EXERCISE BRIEF
Repeat the full listing below verbatim and keep the images out.

== DATA BLOCK

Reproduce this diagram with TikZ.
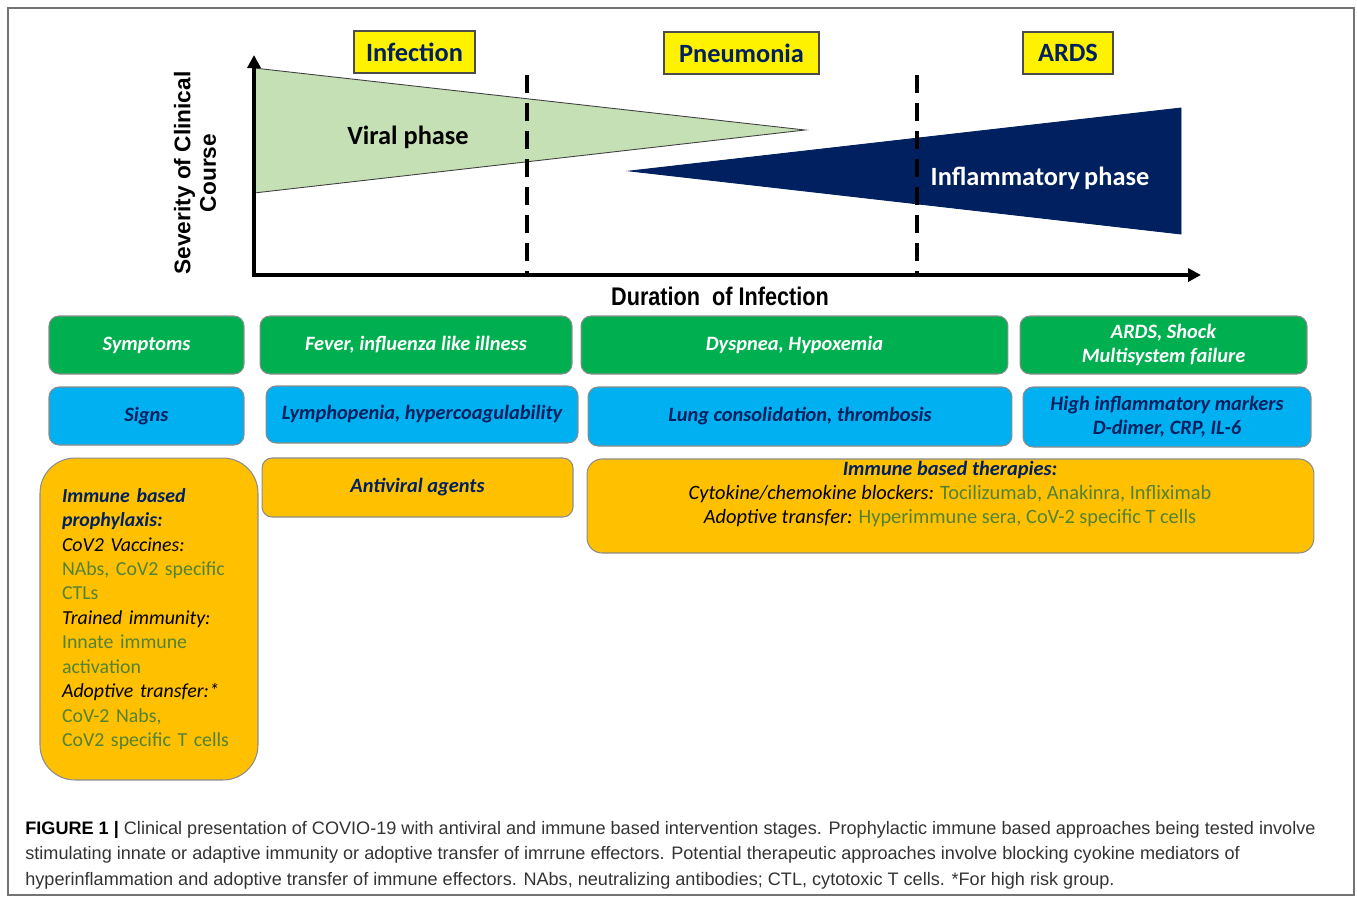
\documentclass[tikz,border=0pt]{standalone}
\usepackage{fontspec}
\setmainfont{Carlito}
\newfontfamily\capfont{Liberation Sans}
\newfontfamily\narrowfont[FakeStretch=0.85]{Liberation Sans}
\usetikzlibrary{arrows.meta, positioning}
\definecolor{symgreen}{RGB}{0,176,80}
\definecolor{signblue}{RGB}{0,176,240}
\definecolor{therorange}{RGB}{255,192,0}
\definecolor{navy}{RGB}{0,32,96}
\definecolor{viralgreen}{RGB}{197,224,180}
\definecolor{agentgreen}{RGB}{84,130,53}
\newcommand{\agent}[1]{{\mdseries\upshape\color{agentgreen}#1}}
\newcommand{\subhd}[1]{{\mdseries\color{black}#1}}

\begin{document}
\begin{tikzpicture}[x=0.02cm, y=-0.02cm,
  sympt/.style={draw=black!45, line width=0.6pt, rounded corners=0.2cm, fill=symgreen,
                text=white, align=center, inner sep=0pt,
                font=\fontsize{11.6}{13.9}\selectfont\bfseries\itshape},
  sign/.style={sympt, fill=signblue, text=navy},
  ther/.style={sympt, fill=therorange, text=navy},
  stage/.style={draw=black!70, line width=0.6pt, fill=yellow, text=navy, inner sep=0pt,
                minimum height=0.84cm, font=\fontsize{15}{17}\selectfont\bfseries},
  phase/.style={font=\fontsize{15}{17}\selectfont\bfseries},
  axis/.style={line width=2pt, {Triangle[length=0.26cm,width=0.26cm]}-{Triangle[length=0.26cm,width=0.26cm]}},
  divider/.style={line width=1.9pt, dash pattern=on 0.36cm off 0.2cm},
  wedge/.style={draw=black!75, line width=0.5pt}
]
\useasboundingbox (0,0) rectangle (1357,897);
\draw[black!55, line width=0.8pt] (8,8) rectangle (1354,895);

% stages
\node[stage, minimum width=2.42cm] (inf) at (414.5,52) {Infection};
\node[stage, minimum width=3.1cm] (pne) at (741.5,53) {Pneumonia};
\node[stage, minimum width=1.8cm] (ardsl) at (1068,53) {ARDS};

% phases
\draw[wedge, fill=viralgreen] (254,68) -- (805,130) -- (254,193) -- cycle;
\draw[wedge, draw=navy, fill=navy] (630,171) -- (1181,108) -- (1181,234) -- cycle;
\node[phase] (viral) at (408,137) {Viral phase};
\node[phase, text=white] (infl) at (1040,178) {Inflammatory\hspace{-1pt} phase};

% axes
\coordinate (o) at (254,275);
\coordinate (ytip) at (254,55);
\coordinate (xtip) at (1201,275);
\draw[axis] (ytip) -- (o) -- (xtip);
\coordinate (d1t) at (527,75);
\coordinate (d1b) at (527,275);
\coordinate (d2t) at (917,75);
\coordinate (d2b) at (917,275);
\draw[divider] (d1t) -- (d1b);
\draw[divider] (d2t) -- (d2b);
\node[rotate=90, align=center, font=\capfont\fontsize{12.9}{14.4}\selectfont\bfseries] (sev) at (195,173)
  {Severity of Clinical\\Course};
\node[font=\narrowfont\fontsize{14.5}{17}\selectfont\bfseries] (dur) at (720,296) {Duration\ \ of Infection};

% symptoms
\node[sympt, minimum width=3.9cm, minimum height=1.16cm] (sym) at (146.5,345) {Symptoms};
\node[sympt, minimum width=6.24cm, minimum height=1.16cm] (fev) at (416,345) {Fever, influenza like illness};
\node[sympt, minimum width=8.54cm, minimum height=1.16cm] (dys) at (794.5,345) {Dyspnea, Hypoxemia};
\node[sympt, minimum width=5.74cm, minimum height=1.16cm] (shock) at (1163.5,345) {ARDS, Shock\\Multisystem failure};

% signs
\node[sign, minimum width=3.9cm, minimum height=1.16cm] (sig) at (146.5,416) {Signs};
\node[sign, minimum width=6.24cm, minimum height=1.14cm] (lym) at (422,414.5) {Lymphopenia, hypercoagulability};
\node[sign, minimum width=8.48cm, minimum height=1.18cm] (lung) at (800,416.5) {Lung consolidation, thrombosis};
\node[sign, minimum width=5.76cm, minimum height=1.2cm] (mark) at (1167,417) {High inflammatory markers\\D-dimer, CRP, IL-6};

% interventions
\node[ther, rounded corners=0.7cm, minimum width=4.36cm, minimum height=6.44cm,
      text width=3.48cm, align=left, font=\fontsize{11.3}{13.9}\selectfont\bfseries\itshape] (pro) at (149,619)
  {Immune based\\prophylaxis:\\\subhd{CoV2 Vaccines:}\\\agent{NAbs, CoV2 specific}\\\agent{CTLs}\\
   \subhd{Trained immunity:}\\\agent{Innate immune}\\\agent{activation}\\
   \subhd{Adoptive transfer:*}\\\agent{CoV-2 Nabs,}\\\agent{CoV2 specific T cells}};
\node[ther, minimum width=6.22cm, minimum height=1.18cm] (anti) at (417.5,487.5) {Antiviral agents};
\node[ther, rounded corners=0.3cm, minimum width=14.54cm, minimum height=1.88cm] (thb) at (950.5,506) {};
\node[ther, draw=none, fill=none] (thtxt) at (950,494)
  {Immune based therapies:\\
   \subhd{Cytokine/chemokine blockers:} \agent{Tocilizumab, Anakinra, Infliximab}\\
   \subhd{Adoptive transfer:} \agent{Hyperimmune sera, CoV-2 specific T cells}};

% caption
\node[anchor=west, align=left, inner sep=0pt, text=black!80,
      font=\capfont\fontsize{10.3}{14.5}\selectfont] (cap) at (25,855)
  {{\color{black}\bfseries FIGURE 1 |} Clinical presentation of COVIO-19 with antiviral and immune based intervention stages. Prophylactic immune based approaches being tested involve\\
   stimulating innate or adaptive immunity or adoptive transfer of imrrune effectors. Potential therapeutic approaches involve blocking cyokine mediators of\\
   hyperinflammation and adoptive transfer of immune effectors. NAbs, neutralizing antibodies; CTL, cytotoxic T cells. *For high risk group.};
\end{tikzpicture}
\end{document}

====

THE RESPONSE
Reproduce this diagram with TikZ.
\documentclass[tikz,border=0pt]{standalone}
\usepackage{fontspec}
\setmainfont{Carlito}
\newfontfamily\capfont{Liberation Sans}
\newfontfamily\narrowfont[FakeStretch=0.85]{Liberation Sans}
\usetikzlibrary{arrows.meta, positioning}
\definecolor{symgreen}{RGB}{0,176,80}
\definecolor{signblue}{RGB}{0,176,240}
\definecolor{therorange}{RGB}{255,192,0}
\definecolor{navy}{RGB}{0,32,96}
\definecolor{viralgreen}{RGB}{197,224,180}
\definecolor{agentgreen}{RGB}{84,130,53}
\newcommand{\agent}[1]{{\mdseries\upshape\color{agentgreen}#1}}
\newcommand{\subhd}[1]{{\mdseries\color{black}#1}}

\begin{document}
\begin{tikzpicture}[x=0.02cm, y=-0.02cm,
  sympt/.style={draw=black!45, line width=0.6pt, rounded corners=0.2cm, fill=symgreen,
                text=white, align=center, inner sep=0pt,
                font=\fontsize{11.6}{13.9}\selectfont\bfseries\itshape},
  sign/.style={sympt, fill=signblue, text=navy},
  ther/.style={sympt, fill=therorange, text=navy},
  stage/.style={draw=black!70, line width=0.6pt, fill=yellow, text=navy, inner sep=0pt,
                minimum height=0.84cm, font=\fontsize{15}{17}\selectfont\bfseries},
  phase/.style={font=\fontsize{15}{17}\selectfont\bfseries},
  axis/.style={line width=2pt, {Triangle[length=0.26cm,width=0.26cm]}-{Triangle[length=0.26cm,width=0.26cm]}},
  divider/.style={line width=1.9pt, dash pattern=on 0.36cm off 0.2cm},
  wedge/.style={draw=black!75, line width=0.5pt}
]
\useasboundingbox (0,0) rectangle (1357,897);
\draw[black!55, line width=0.8pt] (8,8) rectangle (1354,895);

% stages
\node[stage, minimum width=2.42cm] (inf) at (414.5,52) {Infection};
\node[stage, minimum width=3.1cm] (pne) at (741.5,53) {Pneumonia};
\node[stage, minimum width=1.8cm] (ardsl) at (1068,53) {ARDS};

% phases
\draw[wedge, fill=viralgreen] (254,68) -- (805,130) -- (254,193) -- cycle;
\draw[wedge, draw=navy, fill=navy] (630,171) -- (1181,108) -- (1181,234) -- cycle;
\node[phase] (viral) at (408,137) {Viral phase};
\node[phase, text=white] (infl) at (1040,178) {Inflammatory\hspace{-1pt} phase};

% axes
\coordinate (o) at (254,275);
\coordinate (ytip) at (254,55);
\coordinate (xtip) at (1201,275);
\draw[axis] (ytip) -- (o) -- (xtip);
\coordinate (d1t) at (527,75);
\coordinate (d1b) at (527,275);
\coordinate (d2t) at (917,75);
\coordinate (d2b) at (917,275);
\draw[divider] (d1t) -- (d1b);
\draw[divider] (d2t) -- (d2b);
\node[rotate=90, align=center, font=\capfont\fontsize{12.9}{14.4}\selectfont\bfseries] (sev) at (195,173)
  {Severity of Clinical\\Course};
\node[font=\narrowfont\fontsize{14.5}{17}\selectfont\bfseries] (dur) at (720,296) {Duration\ \ of Infection};

% symptoms
\node[sympt, minimum width=3.9cm, minimum height=1.16cm] (sym) at (146.5,345) {Symptoms};
\node[sympt, minimum width=6.24cm, minimum height=1.16cm] (fev) at (416,345) {Fever, influenza like illness};
\node[sympt, minimum width=8.54cm, minimum height=1.16cm] (dys) at (794.5,345) {Dyspnea, Hypoxemia};
\node[sympt, minimum width=5.74cm, minimum height=1.16cm] (shock) at (1163.5,345) {ARDS, Shock\\Multisystem failure};

% signs
\node[sign, minimum width=3.9cm, minimum height=1.16cm] (sig) at (146.5,416) {Signs};
\node[sign, minimum width=6.24cm, minimum height=1.14cm] (lym) at (422,414.5) {Lymphopenia, hypercoagulability};
\node[sign, minimum width=8.48cm, minimum height=1.18cm] (lung) at (800,416.5) {Lung consolidation, thrombosis};
\node[sign, minimum width=5.76cm, minimum height=1.2cm] (mark) at (1167,417) {High inflammatory markers\\D-dimer, CRP, IL-6};

% interventions
\node[ther, rounded corners=0.7cm, minimum width=4.36cm, minimum height=6.44cm,
      text width=3.48cm, align=left, font=\fontsize{11.3}{13.9}\selectfont\bfseries\itshape] (pro) at (149,619)
  {Immune based\\prophylaxis:\\\subhd{CoV2 Vaccines:}\\\agent{NAbs, CoV2 specific}\\\agent{CTLs}\\
   \subhd{Trained immunity:}\\\agent{Innate immune}\\\agent{activation}\\
   \subhd{Adoptive transfer:*}\\\agent{CoV-2 Nabs,}\\\agent{CoV2 specific T cells}};
\node[ther, minimum width=6.22cm, minimum height=1.18cm] (anti) at (417.5,487.5) {Antiviral agents};
\node[ther, rounded corners=0.3cm, minimum width=14.54cm, minimum height=1.88cm] (thb) at (950.5,506) {};
\node[ther, draw=none, fill=none] (thtxt) at (950,494)
  {Immune based therapies:\\
   \subhd{Cytokine/chemokine blockers:} \agent{Tocilizumab, Anakinra, Infliximab}\\
   \subhd{Adoptive transfer:} \agent{Hyperimmune sera, CoV-2 specific T cells}};

% caption
\node[anchor=west, align=left, inner sep=0pt, text=black!80,
      font=\capfont\fontsize{10.3}{14.5}\selectfont] (cap) at (25,855)
  {{\color{black}\bfseries FIGURE 1 |} Clinical presentation of COVIO-19 with antiviral and immune based intervention stages. Prophylactic immune based approaches being tested involve\\
   stimulating innate or adaptive immunity or adoptive transfer of imrrune effectors. Potential therapeutic approaches involve blocking cyokine mediators of\\
   hyperinflammation and adoptive transfer of immune effectors. NAbs, neutralizing antibodies; CTL, cytotoxic T cells. *For high risk group.};
\end{tikzpicture}
\end{document}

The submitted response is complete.